____ RECORDED INFORMATION

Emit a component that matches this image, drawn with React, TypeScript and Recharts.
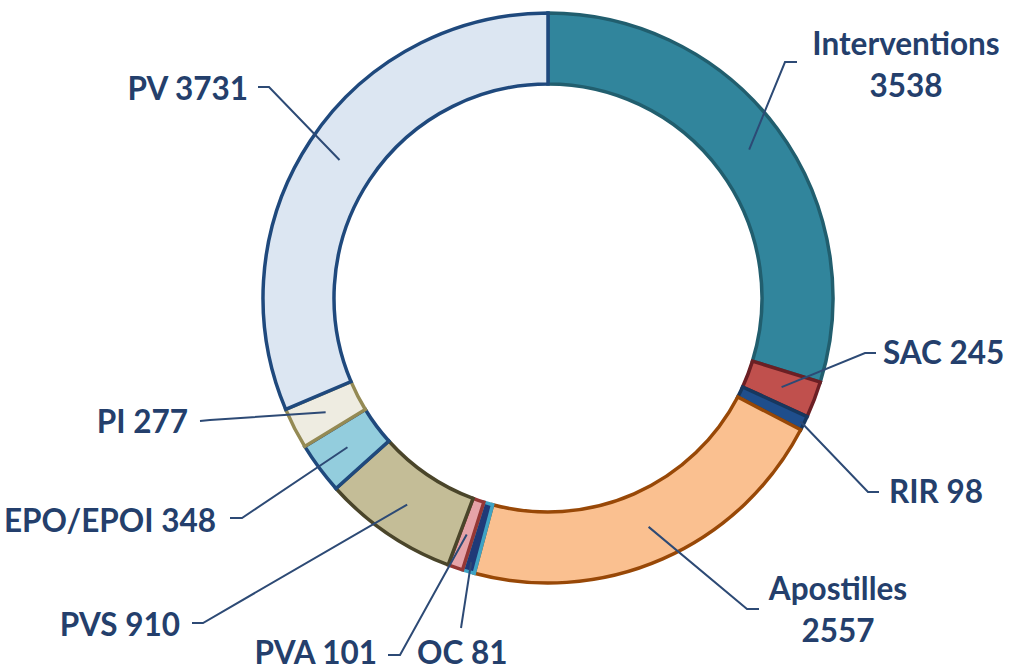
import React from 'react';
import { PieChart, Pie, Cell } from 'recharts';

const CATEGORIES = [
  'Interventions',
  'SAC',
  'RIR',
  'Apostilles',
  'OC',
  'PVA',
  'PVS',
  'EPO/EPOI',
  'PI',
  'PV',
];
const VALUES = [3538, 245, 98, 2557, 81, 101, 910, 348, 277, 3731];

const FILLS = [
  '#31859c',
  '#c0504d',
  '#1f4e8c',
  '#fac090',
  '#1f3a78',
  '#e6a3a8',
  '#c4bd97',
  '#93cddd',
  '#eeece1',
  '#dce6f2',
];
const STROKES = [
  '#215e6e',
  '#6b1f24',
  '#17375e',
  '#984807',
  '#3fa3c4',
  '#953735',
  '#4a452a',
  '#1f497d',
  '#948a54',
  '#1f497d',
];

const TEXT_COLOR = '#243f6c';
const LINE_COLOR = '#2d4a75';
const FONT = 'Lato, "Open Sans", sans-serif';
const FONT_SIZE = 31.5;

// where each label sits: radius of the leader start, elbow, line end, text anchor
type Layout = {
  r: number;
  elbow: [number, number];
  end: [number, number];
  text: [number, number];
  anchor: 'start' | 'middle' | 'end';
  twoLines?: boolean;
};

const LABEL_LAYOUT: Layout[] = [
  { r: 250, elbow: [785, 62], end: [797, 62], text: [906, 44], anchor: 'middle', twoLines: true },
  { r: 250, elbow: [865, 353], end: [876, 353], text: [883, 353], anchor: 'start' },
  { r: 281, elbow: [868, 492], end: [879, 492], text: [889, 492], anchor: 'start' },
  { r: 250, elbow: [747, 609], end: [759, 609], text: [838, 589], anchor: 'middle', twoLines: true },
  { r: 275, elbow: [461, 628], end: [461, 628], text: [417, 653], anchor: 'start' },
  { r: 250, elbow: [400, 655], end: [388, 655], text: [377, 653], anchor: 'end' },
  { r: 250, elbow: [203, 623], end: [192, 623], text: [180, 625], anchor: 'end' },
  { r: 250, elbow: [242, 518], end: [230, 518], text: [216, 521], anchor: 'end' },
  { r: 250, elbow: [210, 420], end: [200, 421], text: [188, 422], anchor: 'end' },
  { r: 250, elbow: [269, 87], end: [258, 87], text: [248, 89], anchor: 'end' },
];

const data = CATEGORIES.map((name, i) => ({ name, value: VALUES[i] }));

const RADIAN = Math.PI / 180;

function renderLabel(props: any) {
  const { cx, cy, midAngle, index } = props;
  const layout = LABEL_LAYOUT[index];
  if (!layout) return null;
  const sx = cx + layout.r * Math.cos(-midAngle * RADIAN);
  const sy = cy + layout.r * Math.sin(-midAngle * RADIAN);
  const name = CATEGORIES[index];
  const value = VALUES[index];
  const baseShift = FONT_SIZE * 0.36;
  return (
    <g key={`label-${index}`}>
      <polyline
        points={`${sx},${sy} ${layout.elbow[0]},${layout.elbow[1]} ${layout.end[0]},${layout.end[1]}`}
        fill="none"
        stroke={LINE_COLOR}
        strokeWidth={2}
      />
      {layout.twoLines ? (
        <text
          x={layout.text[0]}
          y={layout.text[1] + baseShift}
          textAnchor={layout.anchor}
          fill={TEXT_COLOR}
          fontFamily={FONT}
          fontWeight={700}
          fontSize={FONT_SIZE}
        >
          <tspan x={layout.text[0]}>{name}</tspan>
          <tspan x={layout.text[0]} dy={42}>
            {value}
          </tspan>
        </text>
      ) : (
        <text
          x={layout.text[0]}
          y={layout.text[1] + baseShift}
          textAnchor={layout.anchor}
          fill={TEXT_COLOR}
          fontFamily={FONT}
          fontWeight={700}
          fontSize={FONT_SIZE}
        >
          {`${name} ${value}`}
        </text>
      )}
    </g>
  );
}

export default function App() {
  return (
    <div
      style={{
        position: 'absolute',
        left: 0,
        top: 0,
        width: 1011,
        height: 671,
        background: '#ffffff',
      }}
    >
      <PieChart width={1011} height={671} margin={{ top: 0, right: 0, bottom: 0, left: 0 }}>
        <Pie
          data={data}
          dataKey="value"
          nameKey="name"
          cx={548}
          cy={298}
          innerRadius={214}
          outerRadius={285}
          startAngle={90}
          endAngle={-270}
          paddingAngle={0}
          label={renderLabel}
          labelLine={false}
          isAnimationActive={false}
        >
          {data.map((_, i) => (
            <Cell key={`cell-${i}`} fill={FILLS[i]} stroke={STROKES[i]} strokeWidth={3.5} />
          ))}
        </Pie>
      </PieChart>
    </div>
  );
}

________

- **WHAT THE EXERCISE ASKS**
Return only the lines from the start of the data through the line that contains "const FONT_SIZE = 31.5;", please, copying them exactly and omitting all pictures.

- **OUTPUT FOR THIS EXERCISE**
Emit a component that matches this image, drawn with React, TypeScript and Recharts.
import React from 'react';
import { PieChart, Pie, Cell } from 'recharts';

const CATEGORIES = [
  'Interventions',
  'SAC',
  'RIR',
  'Apostilles',
  'OC',
  'PVA',
  'PVS',
  'EPO/EPOI',
  'PI',
  'PV',
];
const VALUES = [3538, 245, 98, 2557, 81, 101, 910, 348, 277, 3731];

const FILLS = [
  '#31859c',
  '#c0504d',
  '#1f4e8c',
  '#fac090',
  '#1f3a78',
  '#e6a3a8',
  '#c4bd97',
  '#93cddd',
  '#eeece1',
  '#dce6f2',
];
const STROKES = [
  '#215e6e',
  '#6b1f24',
  '#17375e',
  '#984807',
  '#3fa3c4',
  '#953735',
  '#4a452a',
  '#1f497d',
  '#948a54',
  '#1f497d',
];

const TEXT_COLOR = '#243f6c';
const LINE_COLOR = '#2d4a75';
const FONT = 'Lato, "Open Sans", sans-serif';
const FONT_SIZE = 31.5;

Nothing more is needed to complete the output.